A Constitution is a governing document of a society, previously called “rules”.

A key change under the new Act is that it defines what must be included in a constitution. This includes:

  • The name of the society, which must end in “Incorporated”, “Inc” or “Manatōpū”
  • The purposes of the society
  • How the society will keep the register of members up to date
  • Rules regarding how someone becomes a member, including that a person must consent to be a member, and how a member ceases to be a member.
  • The composition, powers and roles of the committee.
  • How the society’s contact person or persons will be elected or appointed
  • How the society will control and manage its finances
  • Dispute resolution and complaints processes which comply with the Act
  • Information about general meetings
  • Nomination of a not for profit entity or class of entities to which the assets of the society are to go if the society is wound up
  • It must not confer on any member the right or interest in any of the society’s assets;
  • How the constitution can be amended.

A society may also add reference to expressing tikanga or the ability to make bylaws.

The Registrar is able to refuse registration if the society’s purposes or constitution do not comply with the Act.

Any part of a constitution that does not comply with the Act has no effect, so you cannot try to contract out of the Act.

If you want to make changes to your constitution, the following will apply:

  1. Any changes need to be in accordance with your current rules/constitution. 
  2. The Act also says that changes must be in writing, signed by at least 3 members of the society and delivered to the Registrar accompanied by a certificate by an officer of the society or a solicitor certifying that the alteration has been made in accordance with the society’s rules.
  3. If you are a registered charity, Charities Services will need to check the amendments before the new constitution is adopted as they will need to check the effect of removing or varying any clauses on the charitable status, as there are certain things that need to be in an entity’s governing documents to remain registered as a charity

Financial Gain 

As currently, a member of a society may not gain financially from membership. This is one of the core attributes of a society and this remains.  This was previously referred to as pecuniary gain, but is now called financial gain, which is more plain English.

The new Act creates an offence for an officer of the society in relation to financial gain.  There is a fine of up to $50,000 against an officer of a society where a society allows itself to operate for financial gain, and where that gain took place with the officers’ authority, permission or consent. 

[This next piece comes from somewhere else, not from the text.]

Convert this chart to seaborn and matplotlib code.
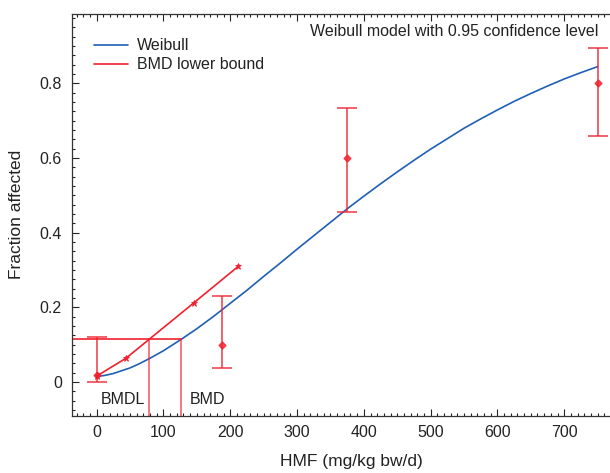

The society may recover the gain from the member (or former member) in Court.

Officers of Societies

The requirements in relation to the role and duties of societies have been expanded on, including:

  • An officer must consent in writing to be being an officer, must certify that they are not disqualified from being elected or appointed or otherwise holding office as an officer of the society, and must be over 16, not an undischarged bankrupt and must meet various other criteria including not having been charged with dishonesty offences or prohibited from being an officer of a charity.
  • A society must also nominate a contact person for MBIE. The contact person has no extra duties or subject to any offence provisions and is just a contact person for the Ministry.  They do not need to be an officer of the society.
  • Officer’s duties have been expanded to be more akin to that of company directors, including reckless trading (ie: agreeing to activities which are likely to create substantial risk of serious loss to the society’s creditors are a breach of their duties).  A Court may impose a banning order on an officer who fails to comply with their duties under the new Act.

Number of Members

The Act reduces the minimum number of members of a society to 10 members rather than 15.  A Body Corporate (e.g. a company) still counts as 3 members. 

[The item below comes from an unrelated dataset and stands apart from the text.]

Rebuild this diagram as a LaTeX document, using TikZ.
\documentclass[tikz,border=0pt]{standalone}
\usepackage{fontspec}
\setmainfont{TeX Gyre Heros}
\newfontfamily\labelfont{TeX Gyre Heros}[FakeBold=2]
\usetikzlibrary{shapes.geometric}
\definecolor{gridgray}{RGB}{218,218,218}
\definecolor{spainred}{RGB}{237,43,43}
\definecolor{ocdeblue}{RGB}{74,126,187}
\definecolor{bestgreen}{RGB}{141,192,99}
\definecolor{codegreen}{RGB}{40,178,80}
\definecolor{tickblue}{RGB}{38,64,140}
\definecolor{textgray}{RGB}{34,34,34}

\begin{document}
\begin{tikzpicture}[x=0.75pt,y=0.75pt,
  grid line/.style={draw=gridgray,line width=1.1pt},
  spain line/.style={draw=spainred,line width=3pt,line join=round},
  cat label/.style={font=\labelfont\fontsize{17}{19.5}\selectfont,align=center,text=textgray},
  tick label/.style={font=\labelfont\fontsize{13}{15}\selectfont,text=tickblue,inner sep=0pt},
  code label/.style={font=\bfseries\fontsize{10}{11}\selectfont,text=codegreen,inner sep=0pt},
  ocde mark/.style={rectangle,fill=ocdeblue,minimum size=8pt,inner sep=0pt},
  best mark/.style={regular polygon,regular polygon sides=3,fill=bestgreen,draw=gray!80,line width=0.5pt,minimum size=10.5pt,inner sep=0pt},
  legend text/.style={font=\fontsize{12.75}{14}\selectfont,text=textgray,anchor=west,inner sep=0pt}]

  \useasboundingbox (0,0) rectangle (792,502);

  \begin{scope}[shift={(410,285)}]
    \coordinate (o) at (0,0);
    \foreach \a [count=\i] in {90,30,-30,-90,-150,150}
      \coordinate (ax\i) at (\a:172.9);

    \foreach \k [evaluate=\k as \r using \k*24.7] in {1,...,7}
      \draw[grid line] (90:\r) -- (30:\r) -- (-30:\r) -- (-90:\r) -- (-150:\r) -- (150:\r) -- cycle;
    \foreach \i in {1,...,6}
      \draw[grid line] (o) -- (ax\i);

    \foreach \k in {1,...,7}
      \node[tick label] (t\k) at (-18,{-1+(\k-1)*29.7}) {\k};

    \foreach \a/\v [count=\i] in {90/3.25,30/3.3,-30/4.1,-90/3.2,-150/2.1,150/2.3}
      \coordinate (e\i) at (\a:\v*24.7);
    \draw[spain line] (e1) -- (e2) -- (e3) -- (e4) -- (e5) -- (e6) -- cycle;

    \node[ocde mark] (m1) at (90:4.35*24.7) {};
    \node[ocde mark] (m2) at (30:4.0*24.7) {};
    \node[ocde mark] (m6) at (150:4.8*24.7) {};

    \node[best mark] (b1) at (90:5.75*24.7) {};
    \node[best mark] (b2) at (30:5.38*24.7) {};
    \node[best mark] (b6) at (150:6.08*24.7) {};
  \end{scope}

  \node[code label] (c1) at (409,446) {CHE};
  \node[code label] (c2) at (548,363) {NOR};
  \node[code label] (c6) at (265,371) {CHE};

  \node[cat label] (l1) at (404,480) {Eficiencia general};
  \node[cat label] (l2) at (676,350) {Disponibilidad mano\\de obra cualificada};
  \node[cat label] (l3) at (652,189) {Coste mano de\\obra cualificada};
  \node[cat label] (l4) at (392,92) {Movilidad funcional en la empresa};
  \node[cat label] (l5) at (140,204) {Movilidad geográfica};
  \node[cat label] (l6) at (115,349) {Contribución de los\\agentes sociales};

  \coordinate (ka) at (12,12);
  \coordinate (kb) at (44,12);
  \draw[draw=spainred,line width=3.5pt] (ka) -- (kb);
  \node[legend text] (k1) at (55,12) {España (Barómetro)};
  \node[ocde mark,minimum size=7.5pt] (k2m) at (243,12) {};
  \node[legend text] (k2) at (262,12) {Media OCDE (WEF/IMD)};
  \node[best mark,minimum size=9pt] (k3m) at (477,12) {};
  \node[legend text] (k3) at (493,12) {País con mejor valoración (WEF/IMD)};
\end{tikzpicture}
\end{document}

If a society drops below 10 members the Registrar can give notice requiring it to increase its membership.  It can continue to operate while seeking new members and has 6 months to get back to at least 10 members.

Information

The Registrar will be able to share information with Charities Services and vice versa.

Members are able to request information about the society (other than information that the society can’t give such as under the Privacy Act – e.g. if it is about another person rather than themselves).  The member must provide specific detail about the information sought to enable the information to be identified.

The society is required to provide the requested information or, if refusing to do so, explain the reasons for the refusal.

Conclusion 

The above is a summary of the key changes, however there are various other changes to be aware of.  Societies will not be able to adopt a ‘do nothing’ approach, as they will be required to re-register as above.

If you are unsure about your obligations, or need to update your constitution to meet the requirements above, we recommend you take legal advice tailored to your specific society.